Un altro tristo segno degli italici tempi sempre targato 1984 è “Non c’è due senza quattro”, l’ultimo tentativo di fare un classico film alla Spencer & Hill, ma anche quello ormai un film stanco e svogliato, arrivato fuori tempo massimo (eppure “Nati con la camicia” del ’83 era ancora brillante). Poi ci sarebbe stata solo quella tristezza fuori registro di “Miami Supercops” e sarebbe finito anche quel filone.
Zalone? Livelli più accettabili??
Comunque, sarei curioso di leggere qualche pezzo dei calci sul vero poliziottesco e perché no, anche sugli horror di casa nostra.
I Calibro 35 sono formidabili!!
Grazie, Munky, il sequel apocrifo! Per rispondere un po’ a tutti:
@ Samuel: non odio Mereghetti, è che citarlo ormai è come citare Red Ronnie se parli di rock classico.
@ Tommaso: sai che a me Non c’è due senza quattro piace invece? Lo trovo l’ultimo guizzo di Spencer e Hill, mentre Miami Supercops sì, è tristone.

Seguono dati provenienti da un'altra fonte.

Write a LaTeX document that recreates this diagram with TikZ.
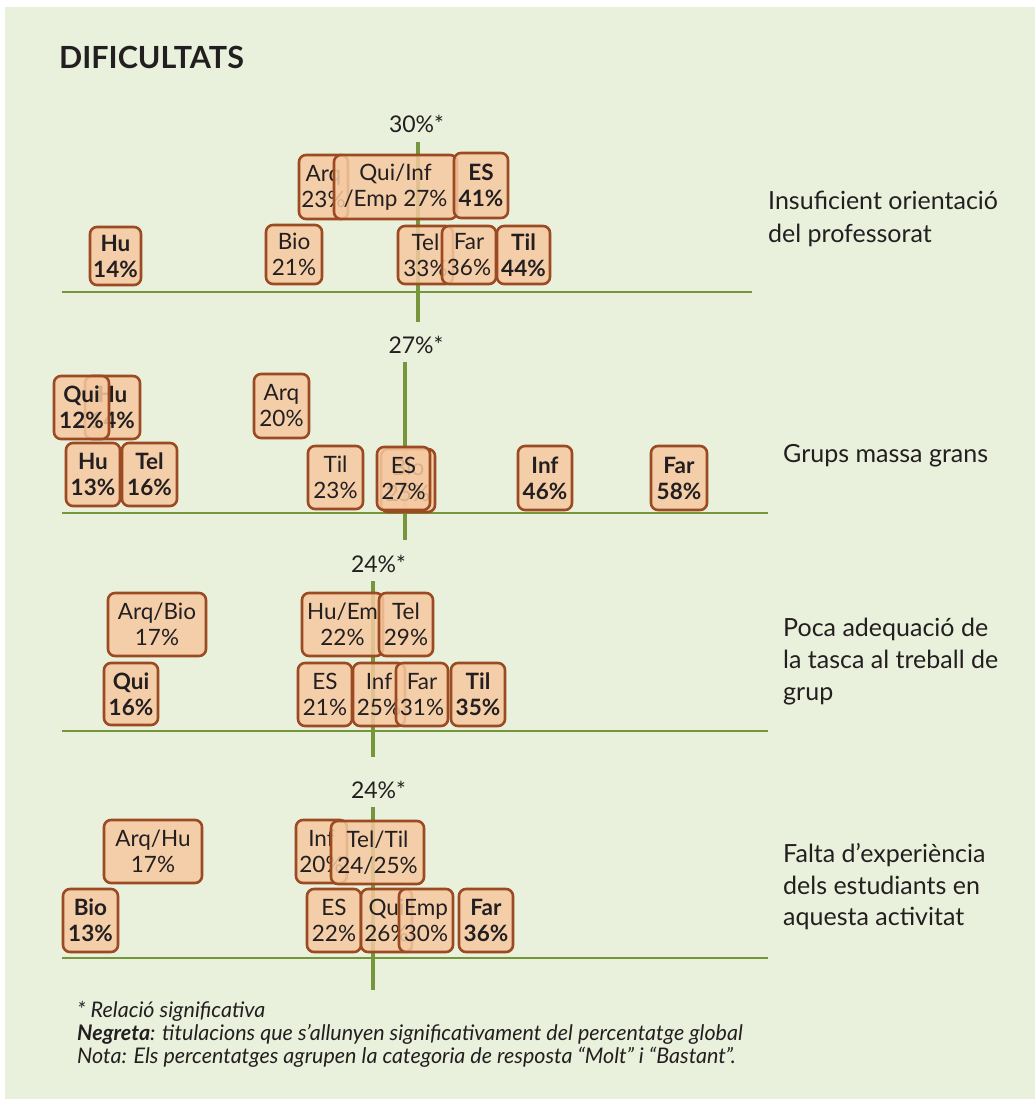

@ Dr. Stranamorte: Hai voglia!
Sarebbe carino indagare quando la TV italiana è stata inondata da case di produzione dai suggestivi nomi tipo taodue, luxvide e porcoilclero.
solo una coincidenza? Noi di Voyager crediamo di no.
Ma appunto, una bella monografia sul poliziottesco? Tipo parlare della saga di Mark il poliziotto il ‘Callaghan de noantri’… e dello sbirro triste di Claudio Cassinelli. Dei Stelvio Massi, Massimo dalla Mano, Fernando di Leo.
Minchia quanti ricordi di televisioni private che li trasmettevano a raffica.